STUDY ON SEISMIC SUBSIDENCE CHARACTERISTICS OF STRUCTURAL SOFT CLAY UNDER BIDIRECTIONAL NEAR-FIELD EARTHQUAKES

The seismic subsidence effect of soft clay is closely related to the structural properties of the soil, but there is still relatively little research on the effect of the structural strength of the soil on seismic subsidence. Because it is difficult to obtain soils with the same composition but different structural properties in nature, soft clay with a similar composition but different structural strengths is prepared artificially to conduct an in-depth study of the seismic subsidence characteristics of structural soft clay under the coupling effect of P and S waves. Two sets of dynamic triaxial tests under dynamic confining pressure were then carried out to investigate the law of the effects of structural strength, bi-directional dynamic loading, and the phase difference between P and S waves on their seismic subsidence characteristics.
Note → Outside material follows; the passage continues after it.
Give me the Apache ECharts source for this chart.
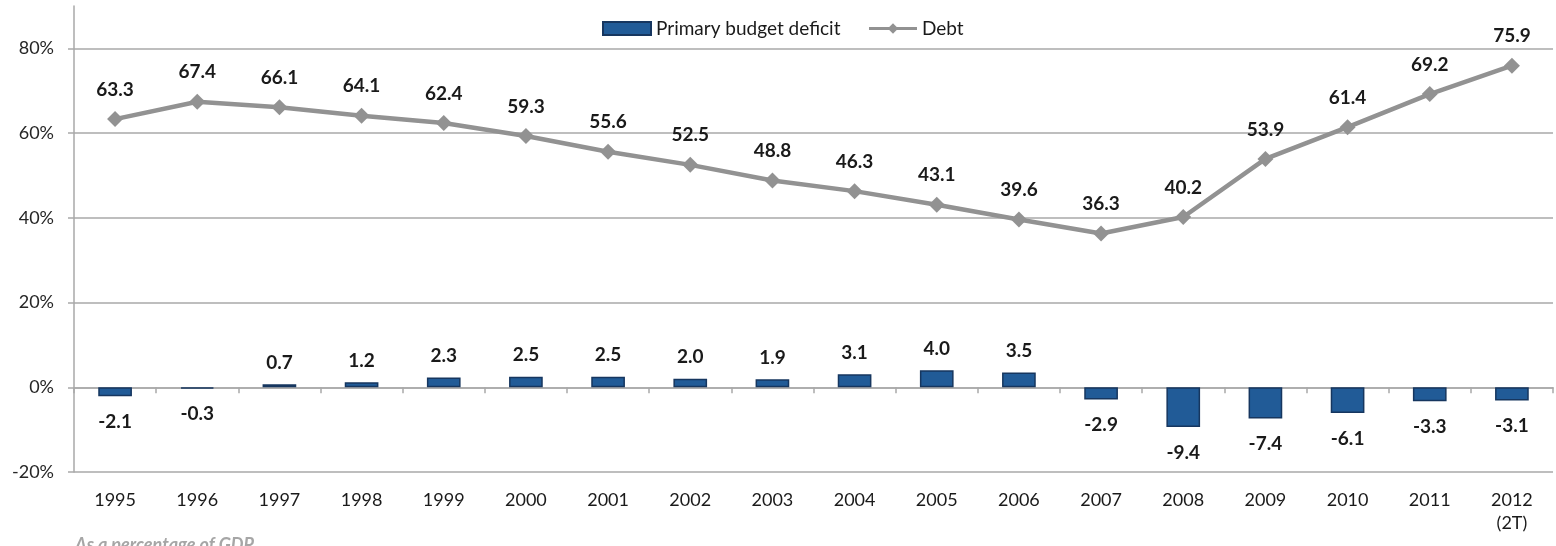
<!DOCTYPE html>
<html>
<head>
<meta charset="utf-8">
<script src="https://cdn.jsdelivr.net/npm/echarts@6/dist/echarts.min.js"></script>
<style>
  html, body { margin: 0; padding: 0; background: #fff; }
  #chart { width: 1556px; height: 546px; }
</style>
</head>
<body>
<div id="chart"></div>
<script>
// Years on the category axis
const years = ['1995', '1996', '1997', '1998', '1999', '2000', '2001', '2002', '2003',
  '2004', '2005', '2006', '2007', '2008', '2009', '2010', '2011', '2012\n(2T)'];
// Primary budget balance, % of GDP
const primaryDeficit = [-2.1, -0.3, 0.7, 1.2, 2.3, 2.5, 2.5, 2.0, 1.9, 3.1, 4.0, 3.5,
  -2.9, -9.4, -7.4, -6.1, -3.3, -3.1];
// Public debt, % of GDP
const debt = [63.3, 67.4, 66.1, 64.1, 62.4, 59.3, 55.6, 52.5, 48.8, 46.3, 43.1, 39.6,
  36.3, 40.2, 53.9, 61.4, 69.2, 75.9];
// Value-axis tick labels
const yTicks = [-20, 0, 20, 40, 60, 80];

const FONT = 'Lato, "Noto Sans", sans-serif';
const GRID_GRAY = '#a9a9a9';

// Bar labels sit above positive bars and below negative ones
const barData = primaryDeficit.map(v => ({
  value: v,
  label: {
    position: v >= 0 ? 'top' : 'bottom',
    distance: v >= 0 ? 12 : 16
  }
}));

const chart = echarts.init(document.getElementById('chart'), null, { renderer: 'canvas' });

chart.setOption({
  animation: false,
  textStyle: { fontFamily: FONT },
  grid: { left: 74, right: 3, top: 6, bottom: 74, containLabel: false },
  legend: {
    left: 597,
    top: 14,
    itemWidth: 48,
    itemHeight: 13,
    itemGap: 27,
    textStyle: { fontFamily: FONT, fontSize: 19, color: '#1a1a1a' },
    data: [
      { name: 'Primary budget deficit', icon: 'rect' },
      { name: 'Debt', lineStyle: { width: 3 } }
    ]
  },
  xAxis: [
    {
      // Axis line through zero with boundary ticks
      type: 'category',
      data: years,
      position: 'bottom',
      boundaryGap: true,
      axisLine: { onZero: true, lineStyle: { color: GRID_GRAY, width: 1.5 } },
      axisTick: { show: true, length: 6, lineStyle: { color: GRID_GRAY, width: 1.5 } },
      axisLabel: { show: false },
      splitLine: { show: false }
    },
    {
      // Year labels along the bottom edge
      type: 'category',
      data: years,
      position: 'bottom',
      boundaryGap: true,
      axisLine: { show: false, onZero: false },
      axisTick: { show: false },
      axisLabel: {
        show: true,
        margin: 17,
        fontSize: 18,
        lineHeight: 23,
        color: '#1a1a1a',
        fontFamily: FONT,
        interval: 0
      },
      splitLine: { show: false }
    }
  ],
  yAxis: {
    type: 'value',
    min: -20,
    max: 90,
    interval: 20,
    axisLine: { show: true, lineStyle: { color: GRID_GRAY, width: 1.5 } },
    axisTick: { show: true, length: 6, customValues: yTicks, lineStyle: { color: GRID_GRAY, width: 1.5 } },
    axisLabel: {
      customValues: yTicks,
      margin: 20,
      fontSize: 18,
      color: '#262626',
      fontFamily: FONT,
      formatter: v => v + '%'
    },
    splitLine: {
      show: true,
      lineStyle: {
        color: [GRID_GRAY, GRID_GRAY, GRID_GRAY, GRID_GRAY, GRID_GRAY, GRID_GRAY, 'rgba(0,0,0,0)'],
        width: 1.5
      }
    }
  },
  series: [
    {
      name: 'Primary budget deficit',
      type: 'bar',
      xAxisIndex: 0,
      barWidth: '41%',
      data: barData,
      itemStyle: { color: '#215b97', borderColor: '#16365f', borderWidth: 1.5 },
      label: {
        show: true,
        fontSize: 19,
        fontWeight: 'bold',
        color: '#1a1a1a',
        fontFamily: FONT,
        formatter: p => p.value.toFixed(1)
      },
      z: 2
    },
    {
      name: 'Debt',
      type: 'line',
      xAxisIndex: 0,
      data: debt,
      symbol: 'diamond',
      symbolSize: 16,
      lineStyle: { color: '#929292', width: 4.5 },
      itemStyle: { color: '#929292' },
      label: {
        show: true,
        position: 'top',
        distance: 12,
        fontSize: 19,
        fontWeight: 'bold',
        color: '#1a1a1a',
        fontFamily: FONT,
        formatter: p => p.value.toFixed(1)
      },
      z: 3
    }
  ],
  graphic: [
    {
      type: 'text',
      left: 75,
      top: 536,
      style: {
        text: 'As a percentage of GDP',
        font: 'italic bold 18px ' + FONT,
        fill: '#a6a6a6'
      }
    }
  ]
});
</script>
</body>
</html>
The test results show that under bi-directional excitation, the larger the ratio of axial dynamic load to structural yield stress, the more pronounced the accelerating effect of the coupling of bi-directional dynamic loading on the accumulation rate of axial residual strain. The effect of phase difference on the axial residual strain depends on the structural strength of the soil, and the smaller the structural strength, the greater the effect. In bi-directional near-field earthquakes, radial dynamic loading generally accelerates the development of seismic subsidence, and the magnitude of the acceleration is related to the structural strength of the soil: the lower the structural strength, the more pronounced the acceleration. However, the shear action of axial dynamic loading still plays a dominant role in the accumulation of residual strain in structural soft clay. The results of this study can provide a useful reference for comprehensive disaster prevention in soft clay areas.